Code that draws figures
★ ★ ★

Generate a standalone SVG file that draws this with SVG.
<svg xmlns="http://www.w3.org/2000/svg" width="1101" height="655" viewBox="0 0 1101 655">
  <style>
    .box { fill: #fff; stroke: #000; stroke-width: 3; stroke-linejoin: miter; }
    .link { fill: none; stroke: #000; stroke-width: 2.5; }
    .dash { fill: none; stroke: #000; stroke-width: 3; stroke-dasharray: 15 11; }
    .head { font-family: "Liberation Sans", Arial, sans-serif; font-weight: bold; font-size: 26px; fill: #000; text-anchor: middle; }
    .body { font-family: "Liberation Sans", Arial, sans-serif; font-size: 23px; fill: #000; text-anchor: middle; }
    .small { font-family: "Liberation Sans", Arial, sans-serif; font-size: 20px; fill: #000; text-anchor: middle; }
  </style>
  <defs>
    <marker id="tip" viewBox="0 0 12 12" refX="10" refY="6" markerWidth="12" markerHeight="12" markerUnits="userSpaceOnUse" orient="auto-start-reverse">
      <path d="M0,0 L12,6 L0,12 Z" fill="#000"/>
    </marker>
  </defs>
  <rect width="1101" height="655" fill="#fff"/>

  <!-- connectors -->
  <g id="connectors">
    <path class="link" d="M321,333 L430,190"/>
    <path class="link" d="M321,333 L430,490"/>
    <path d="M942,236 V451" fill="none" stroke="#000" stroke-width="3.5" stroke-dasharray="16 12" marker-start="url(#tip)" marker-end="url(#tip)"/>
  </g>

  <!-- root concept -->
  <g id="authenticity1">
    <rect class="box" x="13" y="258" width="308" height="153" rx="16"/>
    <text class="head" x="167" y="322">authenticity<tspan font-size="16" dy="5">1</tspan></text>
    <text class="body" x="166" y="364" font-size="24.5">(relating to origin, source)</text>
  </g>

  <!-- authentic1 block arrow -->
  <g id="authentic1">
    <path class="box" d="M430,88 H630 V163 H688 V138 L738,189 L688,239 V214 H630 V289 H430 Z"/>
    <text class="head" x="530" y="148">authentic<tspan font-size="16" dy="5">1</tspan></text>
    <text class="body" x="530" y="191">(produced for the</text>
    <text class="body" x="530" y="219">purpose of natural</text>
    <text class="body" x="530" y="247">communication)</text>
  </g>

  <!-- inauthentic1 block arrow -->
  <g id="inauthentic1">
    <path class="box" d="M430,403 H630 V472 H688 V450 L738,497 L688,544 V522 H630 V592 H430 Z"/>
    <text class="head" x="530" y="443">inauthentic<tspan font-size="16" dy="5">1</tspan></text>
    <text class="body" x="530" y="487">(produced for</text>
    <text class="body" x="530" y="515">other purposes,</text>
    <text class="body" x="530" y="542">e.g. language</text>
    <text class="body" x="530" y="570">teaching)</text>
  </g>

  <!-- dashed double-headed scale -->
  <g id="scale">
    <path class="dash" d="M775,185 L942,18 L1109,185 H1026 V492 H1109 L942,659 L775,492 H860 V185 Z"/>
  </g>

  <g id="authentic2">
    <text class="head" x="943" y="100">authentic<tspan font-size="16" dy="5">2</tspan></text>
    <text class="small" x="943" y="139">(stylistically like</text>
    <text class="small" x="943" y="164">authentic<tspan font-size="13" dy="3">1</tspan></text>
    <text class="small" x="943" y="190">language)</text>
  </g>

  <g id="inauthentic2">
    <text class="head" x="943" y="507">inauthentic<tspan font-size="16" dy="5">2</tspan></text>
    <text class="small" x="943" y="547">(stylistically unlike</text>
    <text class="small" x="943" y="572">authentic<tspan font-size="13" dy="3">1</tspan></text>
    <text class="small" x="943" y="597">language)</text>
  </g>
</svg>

★ ★ ★

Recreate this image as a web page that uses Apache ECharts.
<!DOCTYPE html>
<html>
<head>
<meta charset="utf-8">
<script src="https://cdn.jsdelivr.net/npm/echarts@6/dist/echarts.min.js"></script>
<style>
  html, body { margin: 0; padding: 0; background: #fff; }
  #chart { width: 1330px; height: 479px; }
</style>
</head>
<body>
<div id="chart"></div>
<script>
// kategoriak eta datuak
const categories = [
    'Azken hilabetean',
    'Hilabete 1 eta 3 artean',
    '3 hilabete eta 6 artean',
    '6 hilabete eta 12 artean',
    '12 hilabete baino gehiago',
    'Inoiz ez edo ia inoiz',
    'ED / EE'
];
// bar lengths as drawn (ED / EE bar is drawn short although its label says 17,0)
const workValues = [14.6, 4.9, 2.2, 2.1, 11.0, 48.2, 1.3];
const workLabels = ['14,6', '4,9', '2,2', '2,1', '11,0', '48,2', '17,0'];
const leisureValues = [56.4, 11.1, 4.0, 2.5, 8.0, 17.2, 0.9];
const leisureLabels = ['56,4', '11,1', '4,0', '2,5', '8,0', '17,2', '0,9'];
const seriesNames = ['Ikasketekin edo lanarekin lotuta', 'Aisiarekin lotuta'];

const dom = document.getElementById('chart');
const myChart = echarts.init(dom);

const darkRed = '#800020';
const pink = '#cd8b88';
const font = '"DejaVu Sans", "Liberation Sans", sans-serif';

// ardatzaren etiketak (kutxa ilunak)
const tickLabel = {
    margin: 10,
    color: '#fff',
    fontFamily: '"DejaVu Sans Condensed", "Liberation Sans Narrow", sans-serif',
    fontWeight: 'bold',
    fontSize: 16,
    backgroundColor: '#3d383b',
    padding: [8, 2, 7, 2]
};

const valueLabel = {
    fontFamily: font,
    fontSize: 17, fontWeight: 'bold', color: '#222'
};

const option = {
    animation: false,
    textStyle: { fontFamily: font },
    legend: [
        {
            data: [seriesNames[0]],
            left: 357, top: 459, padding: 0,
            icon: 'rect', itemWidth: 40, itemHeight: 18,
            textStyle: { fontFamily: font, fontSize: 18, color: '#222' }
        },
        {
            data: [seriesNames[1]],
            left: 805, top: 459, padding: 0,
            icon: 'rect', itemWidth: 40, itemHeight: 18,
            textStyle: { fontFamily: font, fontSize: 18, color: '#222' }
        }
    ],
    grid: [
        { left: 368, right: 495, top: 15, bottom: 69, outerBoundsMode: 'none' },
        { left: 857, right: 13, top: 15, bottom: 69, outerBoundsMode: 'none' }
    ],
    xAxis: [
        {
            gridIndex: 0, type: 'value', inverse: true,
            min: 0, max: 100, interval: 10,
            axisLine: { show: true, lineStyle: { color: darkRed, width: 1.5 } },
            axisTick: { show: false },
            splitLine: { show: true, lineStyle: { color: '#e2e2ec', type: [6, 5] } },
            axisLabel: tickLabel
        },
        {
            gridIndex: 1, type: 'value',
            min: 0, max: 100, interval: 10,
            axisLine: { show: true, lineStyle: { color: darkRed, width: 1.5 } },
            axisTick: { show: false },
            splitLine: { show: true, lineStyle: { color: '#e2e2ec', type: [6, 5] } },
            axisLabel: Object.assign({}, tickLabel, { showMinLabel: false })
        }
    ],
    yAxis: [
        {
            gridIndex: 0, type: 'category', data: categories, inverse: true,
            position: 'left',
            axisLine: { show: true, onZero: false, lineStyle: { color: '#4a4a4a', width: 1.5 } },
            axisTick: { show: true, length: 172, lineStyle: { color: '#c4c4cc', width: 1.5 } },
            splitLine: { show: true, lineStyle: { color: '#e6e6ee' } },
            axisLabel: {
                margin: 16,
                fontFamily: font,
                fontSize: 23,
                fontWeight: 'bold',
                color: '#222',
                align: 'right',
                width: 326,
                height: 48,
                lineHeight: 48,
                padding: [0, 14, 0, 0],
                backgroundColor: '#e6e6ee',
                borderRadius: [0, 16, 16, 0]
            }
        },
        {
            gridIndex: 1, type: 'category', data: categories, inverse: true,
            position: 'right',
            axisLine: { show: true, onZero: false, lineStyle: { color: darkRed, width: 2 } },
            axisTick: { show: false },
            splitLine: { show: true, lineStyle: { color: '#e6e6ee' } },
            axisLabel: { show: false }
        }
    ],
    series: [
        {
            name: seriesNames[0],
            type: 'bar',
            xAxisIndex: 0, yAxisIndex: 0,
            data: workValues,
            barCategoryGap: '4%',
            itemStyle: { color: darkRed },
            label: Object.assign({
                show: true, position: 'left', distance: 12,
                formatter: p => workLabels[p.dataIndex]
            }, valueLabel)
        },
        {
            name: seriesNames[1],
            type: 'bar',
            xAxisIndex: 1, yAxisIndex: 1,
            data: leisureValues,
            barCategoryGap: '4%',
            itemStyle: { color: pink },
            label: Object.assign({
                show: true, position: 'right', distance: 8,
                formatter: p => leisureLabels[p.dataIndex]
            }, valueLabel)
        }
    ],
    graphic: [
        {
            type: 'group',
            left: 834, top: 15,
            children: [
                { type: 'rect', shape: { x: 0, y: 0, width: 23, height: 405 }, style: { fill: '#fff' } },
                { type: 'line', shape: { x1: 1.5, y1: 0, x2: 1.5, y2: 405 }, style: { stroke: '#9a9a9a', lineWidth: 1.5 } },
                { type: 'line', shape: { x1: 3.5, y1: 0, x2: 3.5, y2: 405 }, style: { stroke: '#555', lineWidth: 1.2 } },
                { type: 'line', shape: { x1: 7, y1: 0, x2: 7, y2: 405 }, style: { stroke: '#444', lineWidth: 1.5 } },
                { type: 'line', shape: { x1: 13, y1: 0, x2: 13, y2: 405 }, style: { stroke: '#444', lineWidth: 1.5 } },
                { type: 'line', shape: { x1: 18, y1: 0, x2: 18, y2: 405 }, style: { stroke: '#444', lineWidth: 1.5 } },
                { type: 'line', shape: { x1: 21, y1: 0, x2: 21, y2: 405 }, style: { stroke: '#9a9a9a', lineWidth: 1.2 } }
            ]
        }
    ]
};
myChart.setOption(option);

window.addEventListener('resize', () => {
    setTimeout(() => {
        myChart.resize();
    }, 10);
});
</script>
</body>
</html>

★ ★ ★

▶ **Exercise task**: Copy every line above that holds the word "this".

▶ **Result of the exercise**:
Generate a standalone SVG file that draws this with SVG.
Recreate this image as a web page that uses Apache ECharts.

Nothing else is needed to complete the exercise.